We say that two strings \(X\) and \(Y\) of the same length “match” if and only if each pair of characters at the same position are equal except when at least one of them is _. We also use the term “match” for a pair of characters.

Let \(T\) be a string of length \((N+2W-2)\) that contains all possible state of the board. For example, for input \(1\), we can take \(T=\) ABC....ABC.. This problem asks “how many length-\(W\) substring of \(T\) matches \(P\)?”

If \(P\) contains a wild card _, it can be solved with KMP method etc.; however, it can hardly be applied for this problem, which involves _.

Instead, we consider an approach like ABC196F. The essential idea of ABC196F is to consider a function \(f(x,y):=xy+(1-x)(1-y)\) of two digits \(x\) and \(y\) that are both \(0\) or \(1\), which takes \(1\) if \(x=y\) and \(0\) if \(x\neq y\), and to obtain \(\sum_k f(T_{i+k},P_{k})\) as a convolution. This approach is valid for this problem too.

Consider a functions \(f(x,y)\) that takes \(0\) if characters \(x\) and \(y\) match, and takes a positive value otherwise. Formally, take a function \(f(x,y)\) such that:

• \(f(x,y)=0\) if at least one of \(x\) and \(y\) is _;
• \(f(x,y)=0\) if \(x=y\);
• \(f(x,y)>0\) otherwise.

Then, two strings \(X\) and \(Y\) match if and only if \(\sum_k f(X_k,Y_k)=0\).

Consider a function \(f\) for which we can find \(\sum_k f(T_{i+k},P_k)\) for all \(i\) fast.

Assign \(0\) to the wild card _ and distinct non-zero values to each of the other characters, then (if we identify each character with the assigned integer) \(f(x,y)=(x-y)^2xy\) satisfies the properties described above.
Then, \(\sum_k f(T_{i+k},P_k)=\sum_k(T_{i+k}^3P_i-2T_{i+k}^2P_i^2+T_{i+k}P_i^3)\), so \(\sum_k f(T_{i+k},P_k)\) for all \(i\) can be found in a total of \(O((N+W)\log(N+W))\) time from convolutions of appropriate sequences.

Hence, the problem has been solved in a total of \(O((N+W)\log(N+W))\) time.

Side notes

If you compute FFT on \(\bmod M\) such as \(998244353\), it may lead to a false positive when \(\sum_k f(T_{i+k},P_k)\) is a multiple of \(M\). If the assignment of integers to the characters is sufficiently random, the probability of a false-positive match is \(O(1/M)\), so it finds a wrong answer with a probability of \(O((N+W)/M)\); thus, the probability of not being accepted is not tolerable.

In order to get AC (accepted) with a sufficiently high probability, you need to try multiple moduli or assignments of values to the characters.

This time, \(T\) does not contain a wild card, so we can take \((x-y)^2[y\neq \)_\(]\) as \(f_k(x,y)\) (where \([\mathrm{Prop}]\) evaluates to \(1\) if \(\mathrm{Prop}\) is true and \(0\) if false).

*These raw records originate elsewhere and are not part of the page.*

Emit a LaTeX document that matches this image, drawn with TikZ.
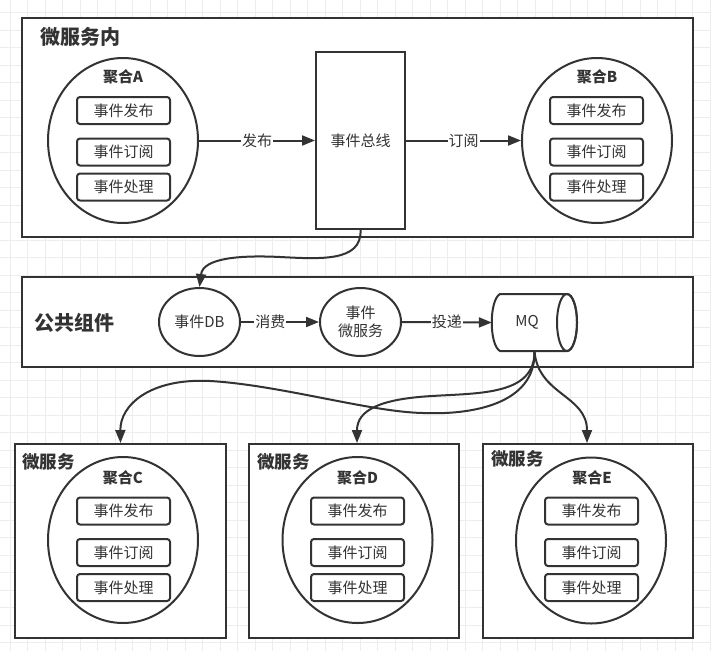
\documentclass[tikz,border=0pt]{standalone}
\usepackage{fontspec}
\setmainfont{Noto Sans CJK SC}
\usetikzlibrary{arrows.meta,shapes.geometric}
\definecolor{ink}{HTML}{333333}
\definecolor{gridc}{HTML}{EDEDED}
\begin{document}
\begin{tikzpicture}[x=1pt,y=-1pt,
  every node/.style={text=ink, font=\fontsize{15}{18.4}\selectfont},
  gridline/.style={draw=gridc, line width=1pt},
  frame/.style={draw=ink, line width=2pt, fill=white, rectangle, inner sep=0pt},
  agg/.style={draw=ink, line width=2pt, fill=white, ellipse, inner sep=0pt, minimum width=150pt, minimum height=165pt},
  aggtitle/.style={font=\bfseries\fontsize{15}{18}\selectfont, inner sep=0pt},
  op/.style={draw=ink, line width=2pt, fill=white, rounded corners=3pt, minimum width=93pt, minimum height=27pt, inner sep=0pt},
  bigtitle/.style={font=\bfseries\fontsize{20}{24}\selectfont, anchor=west, inner sep=0pt},
  svctitle/.style={font=\bfseries\fontsize{17.5}{21}\selectfont, anchor=west, inner sep=0pt},
  bubble/.style={draw=ink, line width=2pt, fill=white, ellipse, inner sep=0pt, minimum width=81pt, minimum height=68pt, align=center},
  conn/.style={draw=ink, line width=2pt, -{Triangle[length=13pt,width=10pt]}},
  lbl/.style={fill=white, inner sep=1pt}
]
\fill[white] (0,0) rectangle (711,651);
\useasboundingbox (0,0) rectangle (711,651);
% background grid
\foreach \i in {0,...,40} {\draw[gridline] ({10+17.5*\i},0) -- ({10+17.5*\i},651);}
\foreach \j in {0,...,36} {\draw[gridline] (0,{12.5+17.5*\j}) -- (711,{12.5+17.5*\j});}

% ---------- top: 微服务内 ----------
\node[frame, minimum width=671pt, minimum height=219pt] (top) at (357.5,127.5) {};
\node[bigtitle] (toptitle) at (40,37) {微服务内};

\node[agg] (aggA) at (123,140.5) {};
\node[aggtitle] (aggAt) at (123,77) {聚合A};
\node[op] (a1) at (123.5,110.5) {事件发布};
\node[op] (a2) at (123.5,152) {事件订阅};
\node[op] (a3) at (123.5,187) {事件处理};

\node[frame, minimum width=89pt, minimum height=177pt] (bus) at (360.5,140.5) {事件总线};

\node[agg] (aggB) at (597,140.5) {};
\node[aggtitle] (aggBt) at (597,77) {聚合B};
\node[op] (b1) at (596.5,110.5) {事件发布};
\node[op] (b2) at (596.5,152) {事件订阅};
\node[op] (b3) at (596.5,187) {事件处理};

\draw[conn] (aggA.east) -- node[lbl] {发布} (bus.west);
\draw[conn] (bus.east) -- node[lbl] {订阅} (aggB.west);

% ---------- middle: 公共组件 ----------
\node[frame, minimum width=671pt, minimum height=90pt] (mid) at (357.5,322) {};
\node[bigtitle] (midtitle) at (34,323) {公共组件};

\node[bubble] (db) at (199.5,322) {事件DB};
\node[bubble] (ems) at (360.5,322) {事件\\微服务};

\node[minimum width=85pt, minimum height=57pt, inner sep=0pt] (mq) at (534.5,322.5) {};
\filldraw[fill=white, draw=ink, line width=2pt]
  (567,294) -- (500,294) .. controls (489,300) and (489,345) .. (500,351) -- (567,351)
  .. controls (572.5,351) and (577,338.3) .. (577,322.5)
  .. controls (577,306.7) and (572.5,294) .. (567,294) -- cycle;
\draw[draw=ink, line width=2pt] (567,322.5) ellipse [x radius=10pt, y radius=28.5pt];
\node (mqlabel) at (527,322) {MQ};

\draw[conn] (bus.south) .. controls (362,262) and (320,259) .. (280,257)
  .. controls (240,255) and (203,258) .. (db.north);
\draw[conn] (db.east) -- node[lbl, pos=0.375] {消费} (ems.west);
\draw[conn] (ems.east) -- node[lbl] {投递} (mq.west);

% ---------- bottom: 微服务 x3 ----------
\node[frame, minimum width=211pt, minimum height=194pt] (boxC) at (120.5,541) {};
\node[svctitle] (titleC) at (22,462) {微服务};
\node[agg, minimum height=166pt] (aggC) at (123,540) {};
\node[aggtitle] (aggCt) at (123,478) {聚合C};
\node[op] (c1) at (123.5,511) {事件发布};
\node[op] (c2) at (123.5,552.5) {事件订阅};
\node[op] (c3) at (123.5,587.5) {事件处理};

\node[frame, minimum width=210pt, minimum height=194pt] (boxD) at (354,541) {};
\node[svctitle] (titleD) at (257,462) {微服务};
\node[agg, minimum height=166pt] (aggD) at (357.5,540) {};
\node[aggtitle] (aggDt) at (357.5,478) {聚合D};
\node[op] (d1) at (357.5,511) {事件发布};
\node[op] (d2) at (357.5,552.5) {事件订阅};
\node[op] (d3) at (357.5,587.5) {事件处理};

\node[frame, minimum width=210pt, minimum height=194pt] (boxE) at (588,541) {};
\node[svctitle] (titleE) at (491,459) {微服务};
\node[agg, minimum height=166pt] (aggE) at (591,540.5) {};
\node[aggtitle] (aggEt) at (592,478) {聚合E};
\node[op] (e1) at (591.5,511) {事件发布};
\node[op] (e2) at (591.5,552.5) {事件订阅};
\node[op] (e3) at (591.5,587.5) {事件处理};

% ---------- MQ fan-out ----------
\draw[conn] (mq.south) .. controls (536,405) and (470,415) .. (423,413)
  .. controls (370,412) and (280,385) .. (210,381)
  .. controls (150,378) and (120,405) .. (boxC.north);
\draw[conn] (mq.south) .. controls (535,395) and (480,393) .. (432,396)
  .. controls (380,399) and (357,410) .. ([xshift=3pt]boxD.north);
\draw[conn] (mq.south) .. controls (538,395) and (587,395) .. ([xshift=-1pt]boxE.north);
\end{tikzpicture}
\end{document}
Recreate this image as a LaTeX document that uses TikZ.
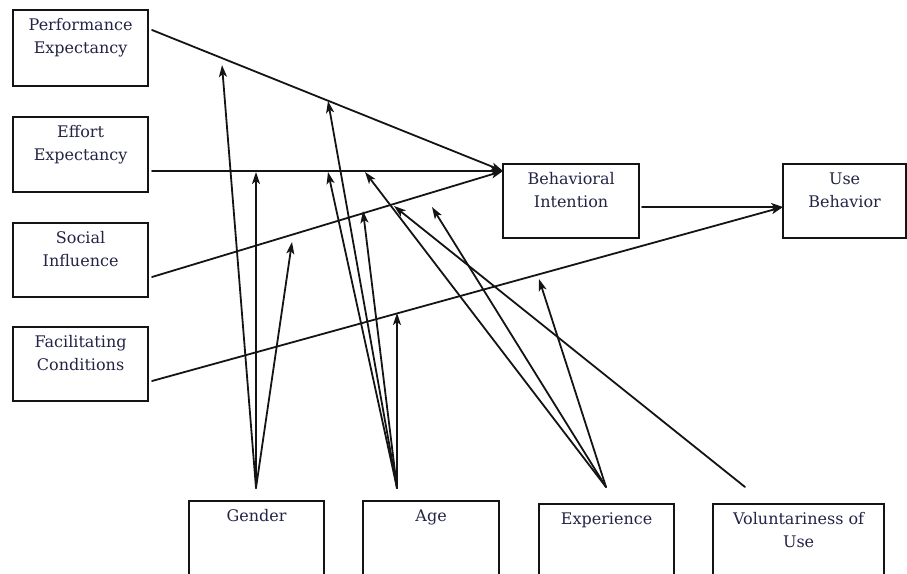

Moreover, we can assign integers between \(0\) and \(53\) to the characters so that \(\sum_k f(T_{i+k},P_k)<998244353\); this way, calculating only \(\bmod 998244353\) always yields the correct answer.

writer’s solution (C++)
writer’s solution (Python)

Alternative solution

Take a sequence of random numbers \((R_i)\), and let \(Z_k\) be \(0\) if \(P_k=\) _ and \(R_k\) if \(P_k\neq \) _. Also, fix an arbitrary map \(c\) from characters to values. The substring of \(T\) starting from the \(i\)-th character matches \(P\) only if \(\sum_k c(T_{i+k})Z_k=\sum_k c(P_k)Z_k\). The left hand side can be found for all \(i\) in a total of \(O((N+W)\log(N+W))\) time; the right hand side is a constant independent of \(i\), which can be naively found in an \(O(W)\) time.

When we check the equality \(\bmod M\), the probability of a false positive is \(O(1/M)\); just as the solution described above, it will be accepted with a sufficiently high probability by trying multiple kinds of \((R_i)\).